For the last seven decades, India and the United States of America have forged strong international cooperation, with mutual interests in global security, economic prosperity, and connectivity. While this partnership has long been built on the values of freedom, democratic principles, equal treatment of all citizens, human rights, and the rule of law – it has come to be strengthened in the face of the COVID-19 pandemic.
With the second wave of the pandemic creating devastating impacts in India, many nations across the world have pledged support for COVID-19 relief. At the end of April, the USA government announced that it would be sending supplies worth more than $100 mn to India to help combat India’s urgent health crisis.
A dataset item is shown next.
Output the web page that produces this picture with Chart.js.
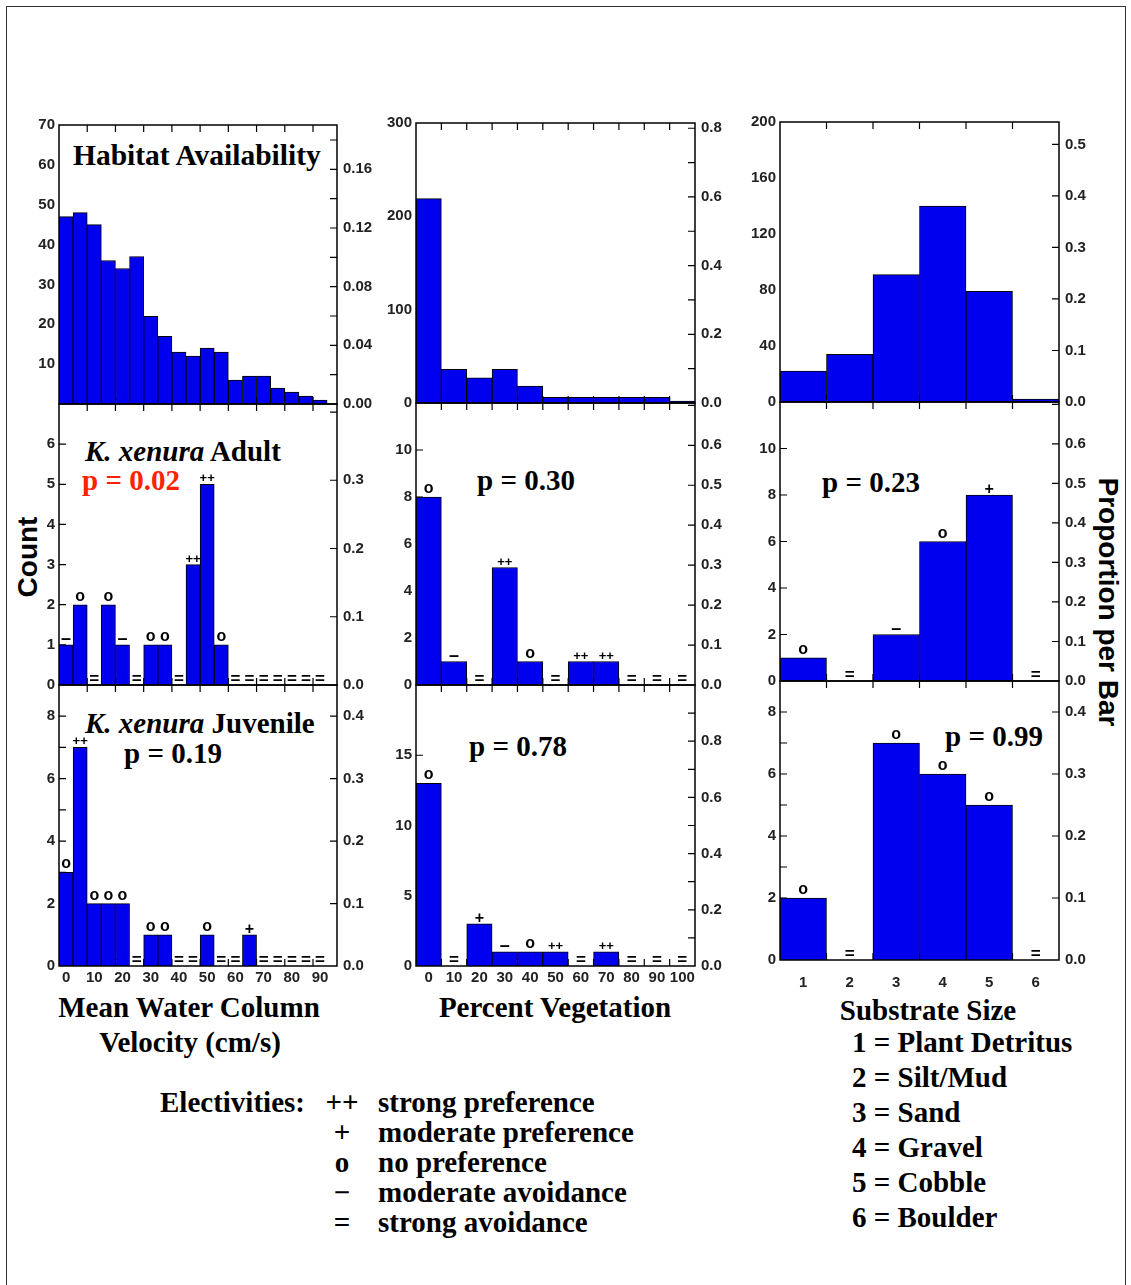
<!DOCTYPE html>
<html>
<head>
<meta charset="utf-8">
<title>Habitat availability and use</title>
<script src="https://cdn.jsdelivr.net/npm/chart.js@4.4.1/dist/chart.umd.min.js"></script>
<style>
  body { margin: 0; background: #fff; }
  #figure { position: relative; width: 1131px; height: 1285px; overflow: hidden; background: #fff; }
  #figure canvas { position: absolute; }
  .border { position: absolute; left: 6px; top: 6px; width: 1120px; height: 1320px; border: 1.5px solid #333; box-sizing: border-box; }
  .t { position: absolute; white-space: nowrap; font: bold 29px "Liberation Serif", "Times New Roman", serif; line-height: 1; color: #000; transform: translate(0, -50%); }
  .c { transform: translate(-50%, -50%); }
  .sans { font-family: "Liberation Sans", Arial, sans-serif; font-size: 28px; }
</style>
</head>
<body>
<div id="figure">
  <div class="border"></div>

  <div class="t" style="left:73px; top:156px; font-size:29.5px">Habitat Availability</div>
  <div class="t" style="left:85px; top:451px"><i>K. xenura</i> Adult</div>
  <div class="t" style="left:82px; top:480px; color:#ff2200">p = 0.02</div>
  <div class="t" style="left:85px; top:723px"><i>K. xenura</i> Juvenile</div>
  <div class="t" style="left:124px; top:753px">p = 0.19</div>
  <div class="t" style="left:477px; top:480px">p = 0.30</div>
  <div class="t" style="left:469px; top:746px">p = 0.78</div>
  <div class="t" style="left:822px; top:482px">p = 0.23</div>
  <div class="t" style="left:945px; top:736px">p = 0.99</div>

  <div class="t c sans" style="left:28px; top:557px; transform:translate(-50%,-50%) rotate(-90deg)">Count</div>
  <div class="t c sans" style="left:1108px; top:602px; transform:translate(-50%,-50%) rotate(90deg)">Proportion per Bar</div>

  <div class="t c" style="left:189px; top:1007px">Mean Water Column</div>
  <div class="t c" style="left:190px; top:1042px">Velocity (cm/s)</div>
  <div class="t c" style="left:555px; top:1007px">Percent Vegetation</div>
  <div class="t c" style="left:928px; top:1010px">Substrate Size</div>

  <div class="t" style="left:160px; top:1102px">Electivities:</div>
</div>

<script>
// bins (bar centres) and the tick labels under the bottom row
const velocityBins = [0, 5, 10, 15, 20, 25, 30, 35, 40, 45, 50, 55, 60, 65, 70, 75, 80, 85, 90];
const velocityLabels = [0, 10, 20, 30, 40, 50, 60, 70, 80, 90];
const velocityEdges = [7.5, 17.5, 27.5, 37.5, 47.5, 57.5, 67.5, 77.5, 87.5];

const vegetationBins = [0, 10, 20, 30, 40, 50, 60, 70, 80, 90, 100];
const vegetationLabels = [0, 10, 20, 30, 40, 50, 60, 70, 80, 90, 100];
const vegetationEdges = [5, 15, 25, 35, 45, 55, 65, 75, 85, 95];

const substrateBins = [1, 2, 3, 4, 5, 6];
const substrateLabels = [1, 2, 3, 4, 5, 6];
const substrateEdges = [1.5, 2.5, 3.5, 4.5, 5.5];

// counts per bin
const habitatVelocity = [47, 48, 45, 36, 34, 37, 22, 17, 13, 12, 14, 13, 6, 7, 7, 4, 3, 2, 1];
const adultVelocity = [1, 2, 0, 2, 1, 0, 1, 1, 0, 3, 5, 1, 0, 0, 0, 0, 0, 0, 0];
const juvenileVelocity = [3, 7, 2, 2, 2, 0, 1, 1, 0, 0, 1, 0, 0, 1, 0, 0, 0, 0, 0];

const habitatVegetation = [219, 36, 27, 36, 18, 6, 6, 6, 6, 6, 2];
const adultVegetation = [8, 1, 0, 5, 1, 0, 1, 1, 0, 0, 0];
const juvenileVegetation = [13, 0, 3, 1, 1, 1, 0, 1, 0, 0, 0];

const habitatSubstrate = [22, 34, 91, 140, 79, 2];
const adultSubstrate = [1, 0, 2, 6, 8, 0];
const juvenileSubstrate = [2, 0, 7, 6, 5, 0];

// electivity per bin: ++ strong pref, + moderate pref, o none, - moderate avoid, = strong avoid
const adultVelocityElect = ['-', 'o', '=', 'o', '-', '=', 'o', 'o', '=', '++', '++', 'o', '=', '=', '=', '=', '=', '=', '='];
const juvenileVelocityElect = ['o', '++', 'o', 'o', 'o', '=', 'o', 'o', '=', '=', 'o', '=', '=', '+', '=', '=', '=', '=', '='];
const adultVegetationElect = ['o', '-', '=', '++', 'o', '=', '++', '++', '=', '=', '='];
const juvenileVegetationElect = ['o', '=', '+', '-', 'o', '++', '=', '++', '=', '=', '='];
const adultSubstrateElect = ['o', '=', '-', 'o', '+', '='];
const juvenileSubstrateElect = ['o', '=', 'o', 'o', 'o', '='];

// legend texts
const substrateNames = ['Plant Detritus', 'Silt/Mud', 'Sand', 'Gravel', 'Cobble', 'Boulder'];
const electivityCodes = ['++', '+', 'o', '\u2212', '='];
const electivityMeanings = ['strong preference', 'moderate preference', 'no preference', 'moderate avoidance', 'strong avoidance'];

const SIDE = 55;      // room for the tick labels left and right of a frame
const TOP = 15;
const BOTTOM = 36;
const TICK_LEN = 7;
const BAR_BLUE = '#0000ee';
const TICK_FONT = { family: '"Liberation Sans", Arial, sans-serif', weight: 'bold', size: 15 };
const TICK_COLOR = '#222';

// glyph, font size and lift above the bar top for each electivity code
const glyphs = {
    '++': { text: '++', size: 13, lift: 2 },
    '+': { text: '+', size: 16, lift: 1 },
    'o': { text: 'o', size: 16, lift: 4 },
    '-': { text: '\u2013', size: 18, lift: 1 },
    '=': { text: '=', size: 17, lift: 1 }
};

const panels = [
    // habitat row
    { frame: [59, 125, 337, 404], bins: velocityBins, counts: habitatVelocity, elect: null,
      xRange: [-2.5, 96], xMarks: velocityEdges, xLabels: velocityLabels, showX: false, xPad: 3,
      yMax: 70, yLabels: [10, 20, 30, 40, 50, 60, 70], yMarks: [],
      y2Labels: [0, 0.04, 0.08, 0.12, 0.16], y2Marks: [0.02, 0.04, 0.06, 0.08, 0.1, 0.12, 0.14, 0.16, 0.18], y2Digits: 2 },
    { frame: [416, 123, 695, 403], bins: vegetationBins, counts: habitatVegetation, elect: null,
      xRange: [-5, 105], xMarks: vegetationEdges, xLabels: vegetationLabels, showX: false, xPad: 3,
      yMax: 300, yLabels: [0, 100, 200, 300], yMarks: [],
      y2Labels: [0, 0.2, 0.4, 0.6, 0.8], y2Marks: [0.1, 0.2, 0.3, 0.4, 0.5, 0.6, 0.7, 0.8], y2Digits: 1 },
    { frame: [780, 122, 1059, 402], bins: substrateBins, counts: habitatSubstrate, elect: null,
      xRange: [0.5, 6.5], xMarks: substrateEdges, xLabels: substrateLabels, showX: false, xPad: 14,
      yMax: 200, yLabels: [0, 40, 80, 120, 160, 200], yMarks: [],
      y2Labels: [0, 0.1, 0.2, 0.3, 0.4, 0.5], y2Marks: [0.1, 0.2, 0.3, 0.4, 0.5], y2Digits: 1 },
    // adult row
    { frame: [59, 404, 337, 685], bins: velocityBins, counts: adultVelocity, elect: adultVelocityElect,
      xRange: [-2.5, 96], xMarks: velocityEdges, xLabels: velocityLabels, showX: false, xPad: 3,
      yMax: 7, yLabels: [0, 1, 2, 3, 4, 5, 6], yMarks: [1, 2, 3, 4, 5, 6],
      y2Labels: [0, 0.1, 0.2, 0.3], y2Marks: [0.1, 0.2, 0.3, 0.4], y2Digits: 1 },
    { frame: [416, 403, 695, 685], bins: vegetationBins, counts: adultVegetation, elect: adultVegetationElect,
      xRange: [-5, 105], xMarks: vegetationEdges, xLabels: vegetationLabels, showX: false, xPad: 3,
      yMax: 12, yLabels: [0, 2, 4, 6, 8, 10], yMarks: [2, 4, 6, 8, 10],
      y2Labels: [0, 0.1, 0.2, 0.3, 0.4, 0.5, 0.6], y2Marks: [0.1, 0.2, 0.3, 0.4, 0.5, 0.6, 0.7], y2Digits: 1 },
    { frame: [780, 402, 1059, 681], bins: substrateBins, counts: adultSubstrate, elect: adultSubstrateElect,
      xRange: [0.5, 6.5], xMarks: substrateEdges, xLabels: substrateLabels, showX: false, xPad: 14,
      yMax: 12, yLabels: [0, 2, 4, 6, 8, 10], yMarks: [2, 4, 6, 8, 10],
      y2Labels: [0, 0.1, 0.2, 0.3, 0.4, 0.5, 0.6], y2Marks: [0.1, 0.2, 0.3, 0.4, 0.5, 0.6, 0.7], y2Digits: 1 },
    // juvenile row
    { frame: [59, 685, 337, 966], bins: velocityBins, counts: juvenileVelocity, elect: juvenileVelocityElect,
      xRange: [-2.5, 96], xMarks: velocityEdges, xLabels: velocityLabels, showX: true, xPad: 3,
      yMax: 9, yLabels: [0, 2, 4, 6, 8], yMarks: [1, 2, 3, 4, 5, 6, 7, 8],
      y2Labels: [0, 0.1, 0.2, 0.3, 0.4], y2Marks: [0.1, 0.2, 0.3, 0.4], y2Digits: 1 },
    { frame: [416, 685, 695, 966], bins: vegetationBins, counts: juvenileVegetation, elect: juvenileVegetationElect,
      xRange: [-5, 105], xMarks: vegetationEdges, xLabels: vegetationLabels, showX: true, xPad: 3,
      yMax: 20, yLabels: [0, 5, 10, 15], yMarks: [5, 10, 15],
      y2Labels: [0, 0.2, 0.4, 0.6, 0.8], y2Marks: [0.1, 0.2, 0.3, 0.4, 0.5, 0.6, 0.7, 0.8, 0.9], y2Digits: 1 },
    { frame: [780, 681, 1059, 960], bins: substrateBins, counts: juvenileSubstrate, elect: juvenileSubstrateElect,
      xRange: [0.5, 6.5], xMarks: substrateEdges, xLabels: substrateLabels, showX: true, xPad: 14,
      yMax: 9, yLabels: [0, 2, 4, 6, 8], yMarks: [1, 2, 3, 4, 5, 6, 7, 8],
      y2Labels: [0, 0.1, 0.2, 0.3, 0.4], y2Marks: [0.1, 0.2, 0.3, 0.4], y2Digits: 1 }
];

// Inward tick marks, the box round the plot and the electivity symbols
function framePlugin(p) {
    return {
        id: 'frame',
        beforeDatasetsDraw(chart) {
            const { ctx, chartArea: a } = chart;
            const { x, y, y2 } = chart.scales;
            ctx.save();
            ctx.strokeStyle = '#000';
            ctx.lineWidth = 1.2;
            ctx.beginPath();
            p.xMarks.forEach(v => {
                const px = x.getPixelForValue(v);
                ctx.moveTo(px, a.top); ctx.lineTo(px, a.top + TICK_LEN);
                ctx.moveTo(px, a.bottom); ctx.lineTo(px, a.bottom - TICK_LEN);
            });
            p.yMarks.forEach(v => {
                const py = y.getPixelForValue(v);
                ctx.moveTo(a.left, py); ctx.lineTo(a.left + TICK_LEN, py);
            });
            p.y2Marks.forEach(v => {
                const py = y2.getPixelForValue(v);
                ctx.moveTo(a.right, py); ctx.lineTo(a.right - TICK_LEN, py);
            });
            ctx.stroke();
            ctx.restore();
        },
        afterDatasetsDraw(chart) {
            const { ctx, chartArea: a } = chart;
            const { x, y } = chart.scales;
            ctx.save();
            if (p.elect) {
                ctx.fillStyle = '#000';
                ctx.textAlign = 'center';
                ctx.textBaseline = 'alphabetic';
                p.bins.forEach((b, i) => {
                    const g = glyphs[p.elect[i]];
                    ctx.font = 'bold ' + g.size + 'px "Liberation Sans", Arial, sans-serif';
                    ctx.fillText(g.text, x.getPixelForValue(b), y.getPixelForValue(p.counts[i]) - g.lift);
                });
            }
            ctx.strokeStyle = '#000';
            ctx.lineWidth = 1.5;
            ctx.strokeRect(a.left, a.top, a.right - a.left, a.bottom - a.top);
            ctx.restore();
        }
    };
}

function drawPanel(p) {
    const [left, top, right, bottom] = p.frame;
    const canvas = document.createElement('canvas');
    canvas.width = right - left + 2 * SIDE;
    canvas.height = bottom - top + TOP + BOTTOM;
    canvas.style.left = (left - SIDE) + 'px';
    canvas.style.top = (top - TOP) + 'px';
    document.getElementById('figure').appendChild(canvas);

    const total = p.counts.reduce((sum, v) => sum + v, 0);
    const hidden = { display: false, drawTicks: false };

    new Chart(canvas, {
        type: 'bar',
        data: {
            datasets: [{
                data: p.bins.map((b, i) => ({ x: b, y: p.counts[i] })),
                backgroundColor: BAR_BLUE,
                borderColor: '#000',
                borderWidth: 1,
                barPercentage: 1,
                categoryPercentage: 1
            }]
        },
        options: {
            responsive: false,
            animation: false,
            layout: { padding: { top: TOP, left: 0, right: 0, bottom: 0 } },
            plugins: { legend: { display: false }, tooltip: { enabled: false } },
            scales: {
                x: {
                    type: 'linear',
                    offset: false,
                    min: p.xRange[0],
                    max: p.xRange[1],
                    grid: hidden,
                    border: { display: false },
                    afterBuildTicks: s => { s.ticks = p.xLabels.map(v => ({ value: v })); },
                    afterFit: s => { s.height = BOTTOM; },
                    ticks: { display: p.showX, font: TICK_FONT, color: TICK_COLOR, padding: p.xPad,
                             maxRotation: 0, autoSkip: false, callback: v => String(v) }
                },
                y: {
                    min: 0,
                    max: p.yMax,
                    grid: hidden,
                    border: { display: false },
                    afterBuildTicks: s => { s.ticks = p.yLabels.map(v => ({ value: v })); },
                    afterFit: s => { s.width = SIDE; },
                    ticks: { font: TICK_FONT, color: TICK_COLOR, padding: 4, callback: v => String(v) }
                },
                y2: {
                    position: 'right',
                    min: 0,
                    max: p.yMax / total,
                    grid: hidden,
                    border: { display: false },
                    afterBuildTicks: s => { s.ticks = p.y2Labels.map(v => ({ value: v })); },
                    afterFit: s => { s.width = SIDE; },
                    ticks: { font: TICK_FONT, color: TICK_COLOR, padding: 6, callback: v => v.toFixed(p.y2Digits) }
                }
            }
        },
        plugins: [framePlugin(p)]
    });
}

function addText(text, x, y) {
    const el = document.createElement('div');
    el.className = 't';
    el.style.left = x + 'px';
    el.style.top = y + 'px';
    el.textContent = text;
    document.getElementById('figure').appendChild(el);
    return el;
}

// legends below the plots
function drawLegends() {
    substrateNames.forEach((name, i) => addText((i + 1) + ' = ' + name, 852, 1042 + i * 35));
    electivityCodes.forEach((code, i) => {
        const el = addText(code, 342, 1102 + i * 30);
        el.classList.add('c');
        addText(electivityMeanings[i], 378, 1102 + i * 30);
    });
}

panels.forEach(drawPanel);
drawLegends();
</script>
</body>
</html>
Further, with President Joe Biden’s administration overturning its own order of AstraZeneca manufacturing supplies to India – the possibilities of creating close to 20 million doses of vaccine in India emerge.
USA’s support to India includes both preventive and curative components. Of the preventive, the US Agency for International Development (USAID) has sent 960,000 Rapid Diagnostic Tests and 100,000 N95 masks to detect infection early and offer layers of protection to India’s frontline workers. Further, the curative support from the USA includes the following:
- Oxygen Support: The USA has provided an initial delivery of 1,100 cylinders to support hospitals, in close partnership with the Government of India.
- Oxygen Concentrators: 1700 oxygen concentrators to obtain oxygen from ambient air, to ensure flexibility in patient treatment.
- Oxygen Generation Units (PSA Systems): Multiple large-scale units to support up to 20 patients each, and additional mobile units will provide an ability to target specific shortages.
- Medicines: 20,000 treatment courses of the antiviral drug Remdesivir to support treatment of hospitalised patients.
- Public Health Assistance: US CDC experts will work hand-in-hand with India’s experts in the following areas: laboratory, surveillance and epidemiology, bioinformatics for genomic sequencing and modelling, infection prevention and control, vaccine rollout, and risk communication.
In extending such support to India during its crisis, the USA has bolstered its long-standing partnership with India. Such support exemplifies the belief that COVID-19 is a global challenge, one that cuts across national boundaries and reiterates the need for global partnerships.